» EXERCISE REQUIREMENTS: Starting with the first line of the data below, copy each line up to and including the one containing "(0,0) rectangle (966,685);". Pictures stay out.

» DATA LINES:
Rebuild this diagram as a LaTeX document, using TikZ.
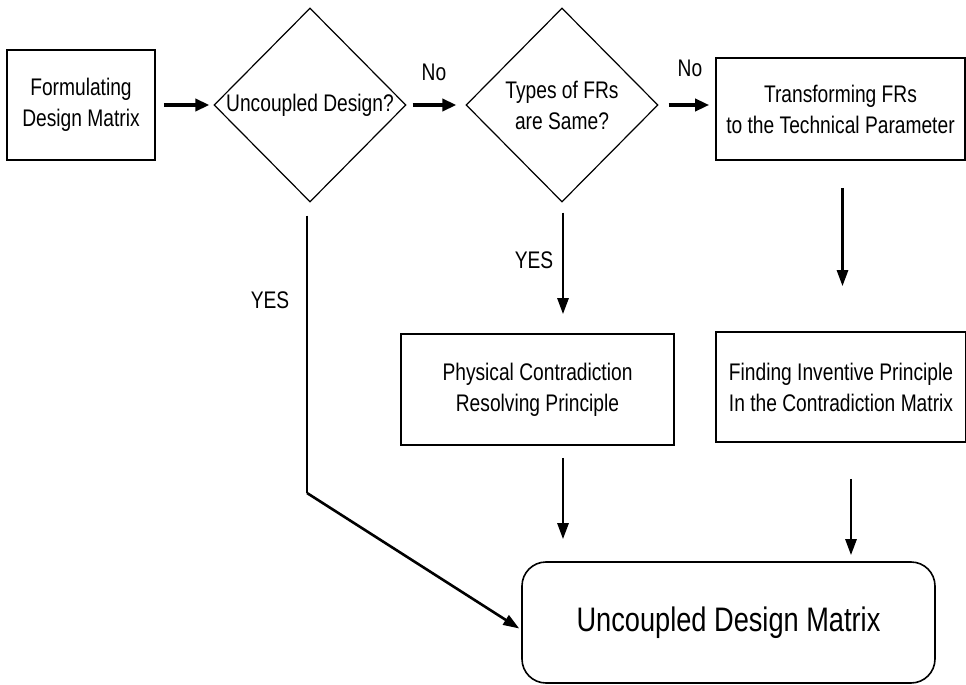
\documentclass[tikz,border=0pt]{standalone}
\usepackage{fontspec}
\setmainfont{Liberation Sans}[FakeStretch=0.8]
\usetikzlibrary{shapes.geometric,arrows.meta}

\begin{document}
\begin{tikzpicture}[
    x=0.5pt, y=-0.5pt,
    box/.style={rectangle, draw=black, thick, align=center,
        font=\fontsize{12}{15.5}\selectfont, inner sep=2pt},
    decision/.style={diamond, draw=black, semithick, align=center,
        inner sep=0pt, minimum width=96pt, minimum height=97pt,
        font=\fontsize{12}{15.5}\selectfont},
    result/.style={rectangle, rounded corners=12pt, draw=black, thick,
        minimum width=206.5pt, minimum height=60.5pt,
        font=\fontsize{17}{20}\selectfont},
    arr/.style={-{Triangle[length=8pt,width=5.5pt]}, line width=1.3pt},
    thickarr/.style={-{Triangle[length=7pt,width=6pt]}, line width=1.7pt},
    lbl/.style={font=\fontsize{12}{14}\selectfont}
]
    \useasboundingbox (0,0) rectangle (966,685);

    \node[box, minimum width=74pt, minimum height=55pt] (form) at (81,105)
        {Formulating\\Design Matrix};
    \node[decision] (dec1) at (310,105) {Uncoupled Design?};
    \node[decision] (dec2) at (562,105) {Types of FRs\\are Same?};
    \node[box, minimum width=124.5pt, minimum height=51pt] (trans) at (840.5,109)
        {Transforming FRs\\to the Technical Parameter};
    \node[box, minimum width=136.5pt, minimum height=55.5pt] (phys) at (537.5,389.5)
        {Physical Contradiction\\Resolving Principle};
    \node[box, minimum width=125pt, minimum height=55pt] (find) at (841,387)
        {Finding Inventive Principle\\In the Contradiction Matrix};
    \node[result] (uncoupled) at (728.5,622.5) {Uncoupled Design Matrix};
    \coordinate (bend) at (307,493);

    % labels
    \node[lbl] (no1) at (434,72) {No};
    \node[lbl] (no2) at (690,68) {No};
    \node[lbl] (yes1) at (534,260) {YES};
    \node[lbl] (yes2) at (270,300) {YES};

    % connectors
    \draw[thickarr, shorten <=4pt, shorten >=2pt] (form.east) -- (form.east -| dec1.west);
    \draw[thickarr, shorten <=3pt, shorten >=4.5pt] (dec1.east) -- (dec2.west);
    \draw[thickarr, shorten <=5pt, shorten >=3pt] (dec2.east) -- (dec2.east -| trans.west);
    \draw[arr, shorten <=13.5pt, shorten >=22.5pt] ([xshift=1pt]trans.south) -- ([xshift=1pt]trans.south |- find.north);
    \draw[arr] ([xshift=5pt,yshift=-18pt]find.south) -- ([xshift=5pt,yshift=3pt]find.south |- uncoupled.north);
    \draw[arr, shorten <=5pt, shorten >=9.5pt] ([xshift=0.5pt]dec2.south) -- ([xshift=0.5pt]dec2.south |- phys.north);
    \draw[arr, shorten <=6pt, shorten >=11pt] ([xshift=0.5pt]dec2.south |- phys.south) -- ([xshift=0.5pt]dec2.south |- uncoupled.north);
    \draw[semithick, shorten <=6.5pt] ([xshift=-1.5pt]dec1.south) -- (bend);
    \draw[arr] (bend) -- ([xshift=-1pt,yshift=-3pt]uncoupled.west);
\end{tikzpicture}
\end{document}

» WORKED SOLUTION:
Rebuild this diagram as a LaTeX document, using TikZ.
\documentclass[tikz,border=0pt]{standalone}
\usepackage{fontspec}
\setmainfont{Liberation Sans}[FakeStretch=0.8]
\usetikzlibrary{shapes.geometric,arrows.meta}

\begin{document}
\begin{tikzpicture}[
    x=0.5pt, y=-0.5pt,
    box/.style={rectangle, draw=black, thick, align=center,
        font=\fontsize{12}{15.5}\selectfont, inner sep=2pt},
    decision/.style={diamond, draw=black, semithick, align=center,
        inner sep=0pt, minimum width=96pt, minimum height=97pt,
        font=\fontsize{12}{15.5}\selectfont},
    result/.style={rectangle, rounded corners=12pt, draw=black, thick,
        minimum width=206.5pt, minimum height=60.5pt,
        font=\fontsize{17}{20}\selectfont},
    arr/.style={-{Triangle[length=8pt,width=5.5pt]}, line width=1.3pt},
    thickarr/.style={-{Triangle[length=7pt,width=6pt]}, line width=1.7pt},
    lbl/.style={font=\fontsize{12}{14}\selectfont}
]
    \useasboundingbox (0,0) rectangle (966,685);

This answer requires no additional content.